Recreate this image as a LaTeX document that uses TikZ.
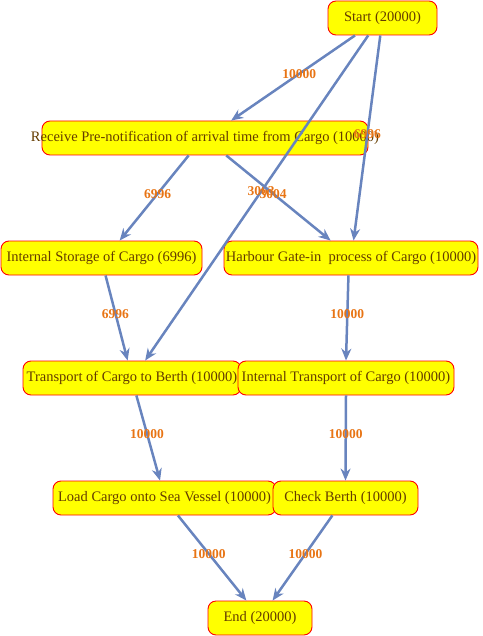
\documentclass[tikz,border=0pt]{standalone}
\usepackage{fontspec}
\setmainfont{Liberation Serif}
\usetikzlibrary{positioning, arrows.meta, calc}
\definecolor{pyellow}{RGB}{255,255,0}
\definecolor{pred}{RGB}{255,0,0}
\definecolor{pbrown}{RGB}{100,60,0}
\definecolor{pblue}{RGB}{104,132,190}
\definecolor{porange}{RGB}{232,116,20}

\begin{document}
\begin{tikzpicture}[x=1pt, y=-1pt,
    proc/.style={draw=pred, line width=0.9pt, fill=pyellow, rounded corners=8pt, minimum height=34pt,
                 inner xsep=0.5pt, inner ysep=0pt, text=pbrown, font=\fontsize{14.5}{16}\selectfont},
    flow/.style={-{Stealth[length=12pt, width=10pt]}, pblue, line width=2.5pt},
    cnt/.style={text=porange, font=\bfseries\fontsize{13.5}{15}\selectfont, pos=0.45}]
        \useasboundingbox (0,0) rectangle (482,636);

        % activities
        \node[proc, minimum width=109pt] (start) at (382.5,18) {Start (20000)};
        \node[proc, inner xsep=-11pt] (recv) at (205,138) {Receive Pre-notification of arrival time from Cargo (10000)};
        \node[proc, minimum width=201pt] (store) at (101.5,258) {Internal Storage of Cargo (6996)};
        \node[proc, minimum width=254pt] (gate) at (351,258) {Harbour Gate-in\ \ process of Cargo (10000)};
        \node[proc, minimum width=218pt] (berth) at (132,378) {Transport of Cargo to Berth (10000)};
        \node[proc, minimum width=216pt] (itrans) at (346,378) {Internal Transport of Cargo (10000)};
        \node[proc, minimum width=223pt] (load) at (164.5,498) {Load Cargo onto Sea Vessel (10000)};
        \node[proc, minimum width=145pt] (check) at (345.5,498) {Check Berth (10000)};
        \node[proc, minimum width=104pt] (end) at (260,618) {End (20000)};

        % from start
        \draw[flow] ($(start.south west)!0.25!(start.south east)$) -- node[cnt]{10000}
            ($(recv.north west)!0.58!(recv.north east)$);
        \draw[flow] ($(start.south west)!0.37!(start.south east)$) -- node[cnt, pos=0.48]{3003}
            ($(berth.north west)!0.56!(berth.north east)$);
        \draw[flow] ($(start.south west)!0.48!(start.south east)$) -- node[cnt, pos=0.48]{6996}
            ($(gate.north west)!0.51!(gate.north east)$);

        % from pre-notification
        \draw[flow] ($(recv.south west)!0.45!(recv.south east)$) -- node[cnt]{6996}
            ($(store.north west)!0.59!(store.north east)$);
        \draw[flow] ($(recv.south west)!0.565!(recv.south east)$) -- node[cnt]{3004}
            ($(gate.north west)!0.42!(gate.north east)$);

        % middle rows
        \draw[flow] ($(store.south west)!0.52!(store.south east)$) -- node[cnt]{6996}
            ($(berth.north west)!0.48!(berth.north east)$);
        \draw[flow] ($(gate.south west)!0.49!(gate.south east)$) -- node[cnt]{10000}
            ($(itrans.north west)!0.5!(itrans.north east)$);
        \draw[flow] ($(berth.south west)!0.52!(berth.south east)$) -- node[cnt]{10000}
            ($(load.north west)!0.48!(load.north east)$);
        \draw[flow] (itrans.south) -- node[cnt]{10000} (check.north);

        % to end
        \draw[flow] ($(load.south west)!0.56!(load.south east)$) -- node[cnt]{10000}
            ($(end.north west)!0.37!(end.north east)$);
        \draw[flow] ($(check.south west)!0.41!(check.south east)$) -- node[cnt]{10000}
            ($(end.north west)!0.62!(end.north east)$);
\end{tikzpicture}
\end{document}
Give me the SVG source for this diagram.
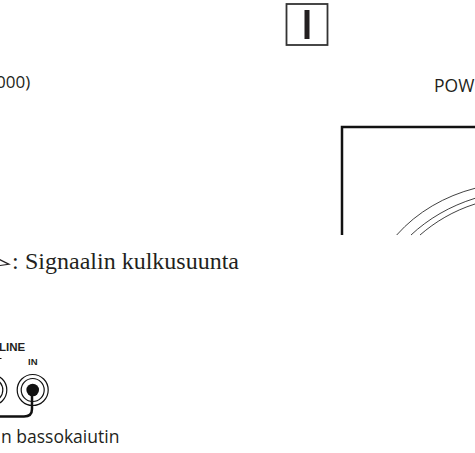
<svg xmlns="http://www.w3.org/2000/svg" width="475" height="453" viewBox="0 0 475 453">
<style>
.s{font-family:"Open Sans","Noto Sans","Liberation Sans",sans-serif;fill:#231f20}
.b{font-family:"Liberation Sans",Arial,sans-serif;font-weight:bold;fill:#231f20}
.t{font-family:"Liberation Serif","Times New Roman",serif;fill:#231f20}
.l{fill:none;stroke:#111}
</style>
<rect width="475" height="453" fill="#fff"/>
<g id="switch"><rect x="286.500" y="4" width="41" height="41" fill="none" stroke="#333" stroke-width="1.800"/><rect x="304.500" y="10" width="5" height="29" fill="#231f20"/></g>
<text class="s" x="-4" y="88" font-size="17">000)</text>
<text class="s" x="434" y="91.500" font-size="17.500">POW</text>
<g id="panel"><path class="l" stroke-width="2.500" d="M342 235V127H475"/>
<path class="l" stroke-width="0.800" d="M396.700 235C417 212 445 196 475 188.300"/>
<path class="l" stroke-width="0.800" d="M411 235C428 219 450 206 475 198.300"/>
<path class="l" stroke-width="0.800" d="M420 235C435 222 453 211 475 204"/></g>
<path d="M0 259L11 264.500L0 266V265L7 264L0 260.500Z" fill="#231f20"/>
<text class="t" x="12" y="269" font-size="24">:</text>
<text class="t" x="25" y="269" font-size="24">Signaalin kulkusuunta</text>
<g id="jacks"><text class="b" x="-1" y="351" font-size="11.500">LINE</text><text class="b" x="28" y="365" font-size="9.500">IN</text>
<path class="l" stroke-width="1" d="M0 358.500H1.500"/>
<circle class="l" cx="-8.700" cy="390" r="15.500" stroke-width="1.200"/><circle class="l" cx="-8.700" cy="390" r="11.500" stroke-width="1.200"/>
<circle class="l" cx="32.700" cy="390" r="15.500" stroke-width="1.200"/><circle class="l" cx="32.700" cy="390" r="11.500" stroke-width="1.200"/><circle cx="32.700" cy="390" r="6.300" fill="#111"/></g>
<g id="connectors"><path class="l" stroke-width="2.500" d="M32 390V409Q32 416.500 24 416.500H0"/></g>
<text class="s" x="1" y="443" font-size="17.500">n bassokaiutin</text>
</svg>
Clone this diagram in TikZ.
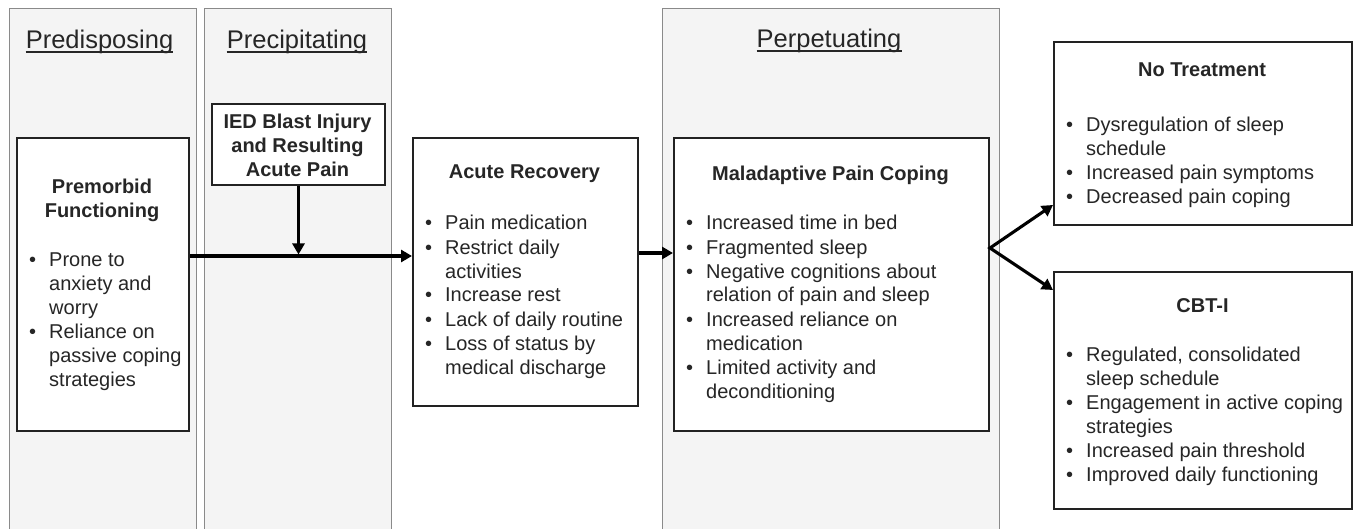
\documentclass[tikz,border=0pt]{standalone}
\usepackage{fontspec}
\setmainfont{Liberation Sans}
\usetikzlibrary{arrows.meta,calc}
\definecolor{pfill}{HTML}{F4F4F4}
\definecolor{pline}{HTML}{8A8A8A}
\definecolor{bline}{HTML}{222222}
\definecolor{ink}{HTML}{262626}
\newcommand{\bt}{\makebox[20pt][l]{•}}
\tikzset{
  panel/.style={draw=pline, fill=pfill, line width=1.2pt, inner sep=0pt, anchor=north west},
  box/.style={draw=bline, fill=white, line width=2pt, inner sep=0pt, anchor=north west},
  hdr/.style={text=ink, inner sep=0pt, anchor=base, font=\fontsize{25.5}{30}\selectfont},
  ul/.style={draw=ink, line width=1.3pt},
  ttl/.style={text=ink, inner sep=0pt, anchor=north, font=\fontsize{20}{24}\selectfont\bfseries},
  lst/.style={text=ink, inner sep=0pt, anchor=north west, font=\fontsize{20}{24}\selectfont},
  arr/.style={draw=black, line width=3.1pt, -{Triangle[length=11pt,width=12pt]}},
  arr2/.style={draw=black, line width=3.1pt, {Triangle[length=11pt,width=12pt]}-{Triangle[length=11pt,width=12pt]}}
}
\begin{document}
\begin{tikzpicture}[x=1pt,y=-1pt]
\useasboundingbox (0,0) rectangle (1359,529);
\fill[white] (0,0) rectangle (1359,529);
% panels
\node[panel, minimum width=187pt, minimum height=530pt] (p1) at (9,8) {};
\node[panel, minimum width=187pt, minimum height=530pt] (p2) at (204,8) {};
\node[panel, minimum width=337pt, minimum height=530pt] (p3) at (662,8) {};
% headers
\node[hdr] (h1) at (99.5,49) {Predisposing};
\node[hdr] (h2) at (297,49) {Precipitating};
\node[hdr] (h3) at (829,48) {Perpetuating};
\draw[ul] ($(h1.base west)+(0,3)$) -- ($(h1.base east)+(0,3)$);
\draw[ul] ($(h2.base west)+(0,3)$) -- ($(h2.base east)+(0,3)$);
\draw[ul] ($(h3.base west)+(0,3)$) -- ($(h3.base east)+(0,3)$);
% boxes
\node[box, minimum width=172pt, minimum height=293pt] (pm) at (16,137) {};
\node[box, minimum width=173pt, minimum height=81pt] (ied) at (211,103) {};
\node[box, minimum width=225pt, minimum height=268pt] (ar) at (412,137) {};
\node[box, minimum width=315pt, minimum height=293pt] (mal) at (673,137) {};
\node[box, minimum width=298pt, minimum height=183pt] (nt) at (1053,41) {};
\node[box, minimum width=298pt, minimum height=237pt] (cbt) at (1053,271) {};
% titles
\node[ttl] (pmt) at (102,177) {\begin{tabular}{@{}c@{}}Premorbid\\Functioning\end{tabular}};
\node[ttl] (iedt) at (297.5,112) {\begin{tabular}{@{}c@{}}IED Blast Injury\\and Resulting\\Acute Pain\end{tabular}};
\node[ttl] (art) at (524.5,165) {Acute Recovery};
\node[ttl] (malt) at (830.5,166) {Maladaptive Pain Coping};
\node[ttl] (ntt) at (1202,63) {No Treatment};
\node[ttl] (cbtt) at (1202.5,298) {CBT-I};
% lists
\node[lst] (pml) at (29,249) {\begin{tabular}{@{}l@{}l@{}}
\bt & Prone to\\ & anxiety and\\ & worry\\
\bt & Reliance on\\ & passive coping\\ & strategies\end{tabular}};
\node[lst] (arl) at (425,213) {\begin{tabular}{@{}l@{}l@{}}
\bt & Pain medication\\
\bt & Restrict daily\\ & activities\\
\bt & Increase rest\\
\bt & Lack of daily routine\\
\bt & Loss of status by\\ & medical discharge\end{tabular}};
\node[lst] (mall) at (686,213) {\begin{tabular}{@{}l@{}l@{}}
\bt & Increased time in bed\\
\bt & Fragmented sleep\\
\bt & Negative cognitions about\\ & relation of pain and sleep\\
\bt & Increased reliance on\\ & medication\\
\bt & Limited activity and\\ & deconditioning\end{tabular}};
\node[lst] (ntl) at (1066,115) {\begin{tabular}{@{}l@{}l@{}}
\bt & Dysregulation of sleep\\ & schedule\\
\bt & Increased pain symptoms\\
\bt & Decreased pain coping\end{tabular}};
\node[lst] (cbtl) at (1066,344) {\begin{tabular}{@{}l@{}l@{}}
\bt & Regulated, consolidated\\ & sleep schedule\\
\bt & Engagement in active coping\\ & strategies\\
\bt & Increased pain threshold\\
\bt & Improved daily functioning\end{tabular}};
% connectors
\coordinate (y1) at (0,256);
\coordinate (y0) at (0,254.5);
\coordinate (y2) at (0,253);
\coordinate (yf) at (0,248);
\coordinate (yu) at (0,205);
\coordinate (yl) at (0,290);
\coordinate (fk) at (mal.east |- yf);
\draw[arr] (ied.south) -- (ied.south |- y0);
\draw[arr] (pm.east |- y1) -- (ar.west |- y1);
\draw[arr] (ar.east |- y2) -- (mal.west |- y2);
\draw[arr2] (nt.west |- yu) -- (fk) -- (cbt.west |- yl);
\end{tikzpicture}
\end{document}
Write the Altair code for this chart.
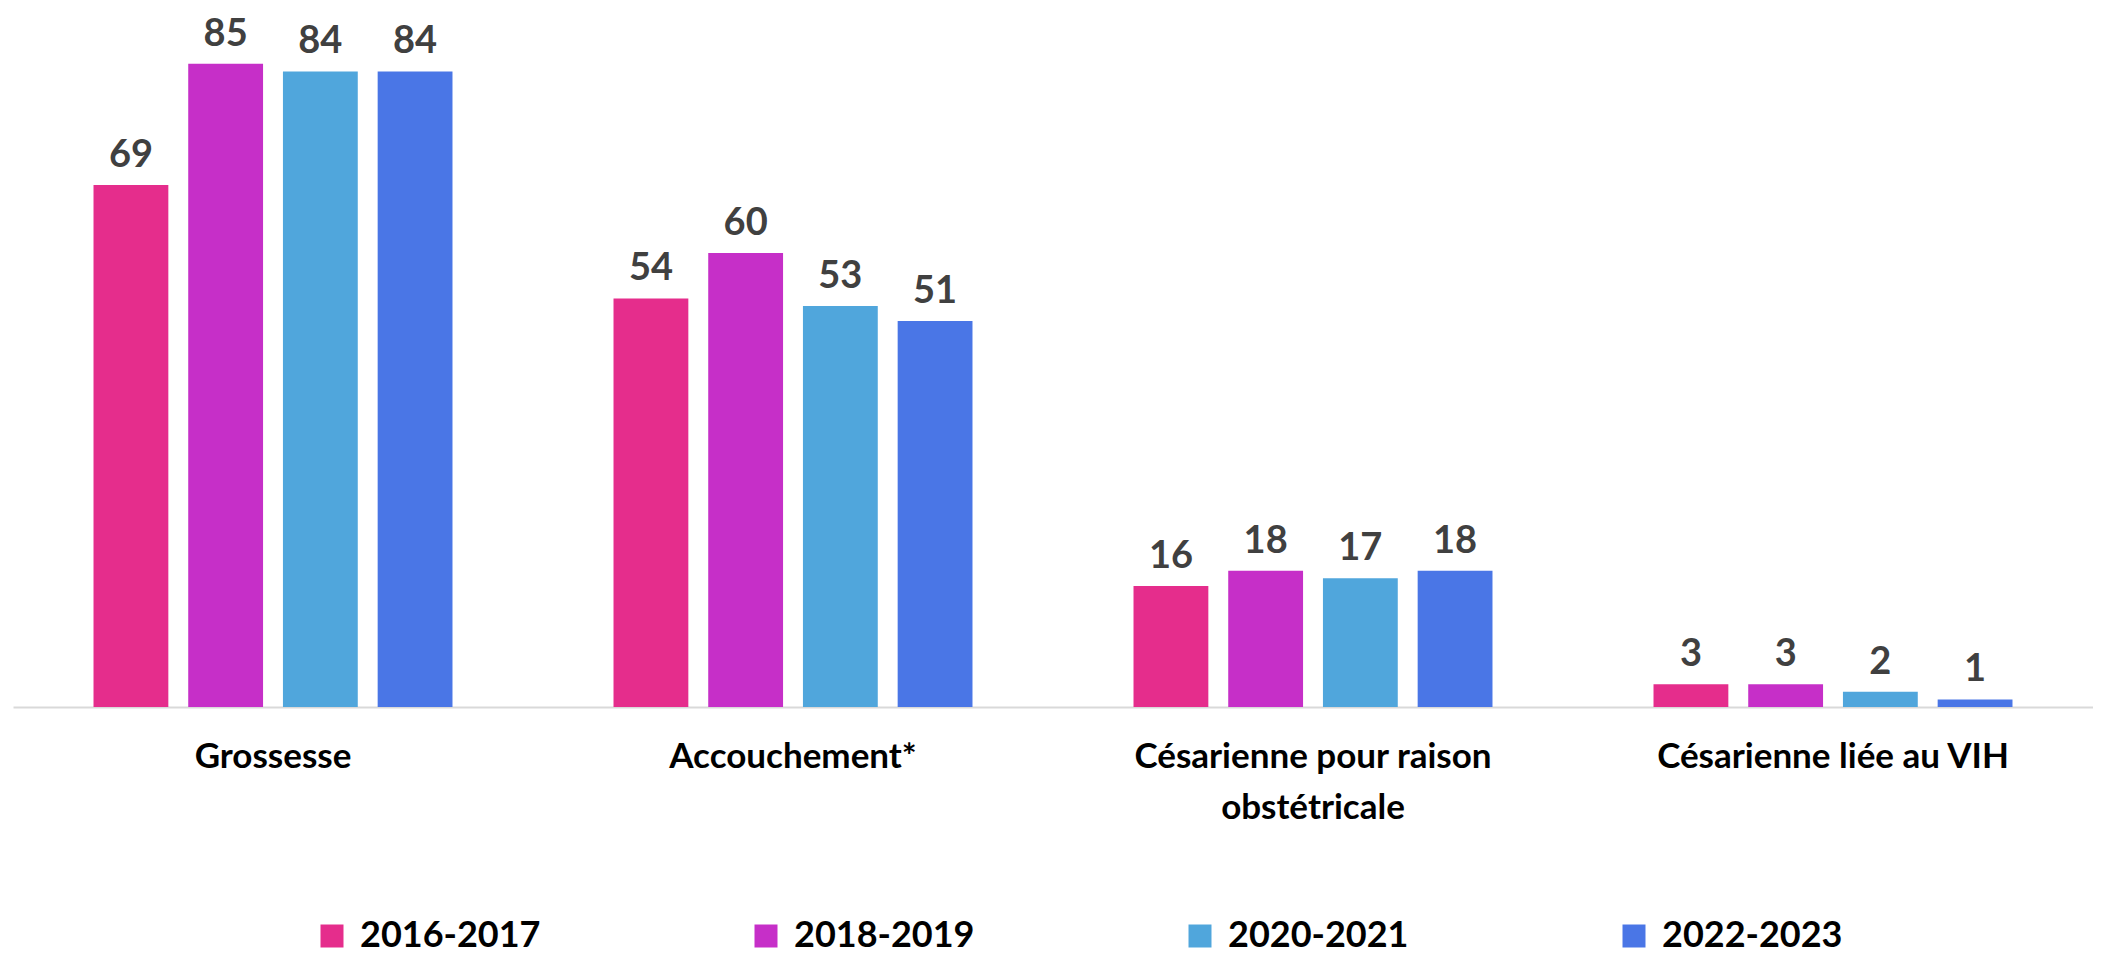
import altair as alt
import pandas as pd

categories = ["Grossesse", "Accouchement*", "Césarienne pour raison\nobstétricale", "Césarienne liée au VIH"]
periods = ["2016-2017", "2018-2019", "2020-2021", "2022-2023"]
v_2016 = [69, 54, 16, 3]
v_2018 = [85, 60, 18, 3]
v_2020 = [84, 53, 17, 2]
v_2022 = [84, 51, 18, 1]
colors = ["#E52D8C", "#C62FC8", "#50A6DC", "#4A76E6"]

rows = []
for p, vals in zip(periods, [v_2016, v_2018, v_2020, v_2022]):
    for c, v in zip(categories, vals):
        rows.append({"cat": c, "period": p, "value": v})
df = pd.DataFrame(rows)

FONT = "Lato"

base = alt.Chart(df).encode(
    x=alt.X("cat:N", sort=categories, title=None,
            scale=alt.Scale(paddingInner=0, paddingOuter=0),
            axis=alt.Axis(labelAngle=0, ticks=False, domain=True, domainColor="#D9D9D9",
                          domainWidth=2, labelFont=FONT, labelFontSize=35, labelFontWeight="bold",
                          labelColor="#000000", labelPadding=32, labelLimit=700,
                          labelLineHeight=51, labelBaseline="top",
                          labelExpr="split(datum.label, '\\n')")),
    xOffset=alt.XOffset("period:N", sort=periods,
                        scale=alt.Scale(paddingInner=0.21, paddingOuter=0.85)),
)

bars = base.mark_bar().encode(
    y=alt.Y("value:Q", scale=alt.Scale(domain=[0, 90]), axis=None),
    color=alt.Color("period:N", sort=periods,
                    scale=alt.Scale(domain=periods, range=colors),
                    legend=alt.Legend(title=None, orient="none", direction="horizontal",
                                      legendX=301, legendY=892, columns=4,
                                      columnPadding=207, padding=0,
                                      symbolType="square", symbolSize=529,
                                      symbolStrokeWidth=0, symbolOpacity=1,
                                      labelFont=FONT, labelFontSize=36, labelFontWeight="bold",
                                      labelColor="#000000", labelOffset=10, labelLimit=400)),
)

labels = base.mark_text(baseline="alphabetic", dy=-18, font=FONT, fontSize=38,
                        fontWeight="bold", color="#404040").encode(
    y=alt.Y("value:Q", scale=alt.Scale(domain=[0, 90]), axis=None),
    text=alt.Text("value:Q"),
)

chart = alt.layer(bars, labels).properties(
    width=2080, height=681,
    padding={"left": 5, "right": 0, "top": 7, "bottom": 0},
).configure_view(stroke=None).configure_axis(grid=False)

chart.save("out.html", embed_options={"renderer": "svg", "actions": False})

= TASK DESCRIPTION =
In the entries above, find the line that contains "minimum width=104pt] (end)", then repeat exactly every line from the first one through that line, with no pictures.

= OUTPUT OF THE TASK =
Recreate this image as a LaTeX document that uses TikZ.
\documentclass[tikz,border=0pt]{standalone}
\usepackage{fontspec}
\setmainfont{Liberation Serif}
\usetikzlibrary{positioning, arrows.meta, calc}
\definecolor{pyellow}{RGB}{255,255,0}
\definecolor{pred}{RGB}{255,0,0}
\definecolor{pbrown}{RGB}{100,60,0}
\definecolor{pblue}{RGB}{104,132,190}
\definecolor{porange}{RGB}{232,116,20}

\begin{document}
\begin{tikzpicture}[x=1pt, y=-1pt,
    proc/.style={draw=pred, line width=0.9pt, fill=pyellow, rounded corners=8pt, minimum height=34pt,
                 inner xsep=0.5pt, inner ysep=0pt, text=pbrown, font=\fontsize{14.5}{16}\selectfont},
    flow/.style={-{Stealth[length=12pt, width=10pt]}, pblue, line width=2.5pt},
    cnt/.style={text=porange, font=\bfseries\fontsize{13.5}{15}\selectfont, pos=0.45}]
        \useasboundingbox (0,0) rectangle (482,636);

        % activities
        \node[proc, minimum width=109pt] (start) at (382.5,18) {Start (20000)};
        \node[proc, inner xsep=-11pt] (recv) at (205,138) {Receive Pre-notification of arrival time from Cargo (10000)};
        \node[proc, minimum width=201pt] (store) at (101.5,258) {Internal Storage of Cargo (6996)};
        \node[proc, minimum width=254pt] (gate) at (351,258) {Harbour Gate-in\ \ process of Cargo (10000)};
        \node[proc, minimum width=218pt] (berth) at (132,378) {Transport of Cargo to Berth (10000)};
        \node[proc, minimum width=216pt] (itrans) at (346,378) {Internal Transport of Cargo (10000)};
        \node[proc, minimum width=223pt] (load) at (164.5,498) {Load Cargo onto Sea Vessel (10000)};
        \node[proc, minimum width=145pt] (check) at (345.5,498) {Check Berth (10000)};
        \node[proc, minimum width=104pt] (end) at (260,618) {End (20000)};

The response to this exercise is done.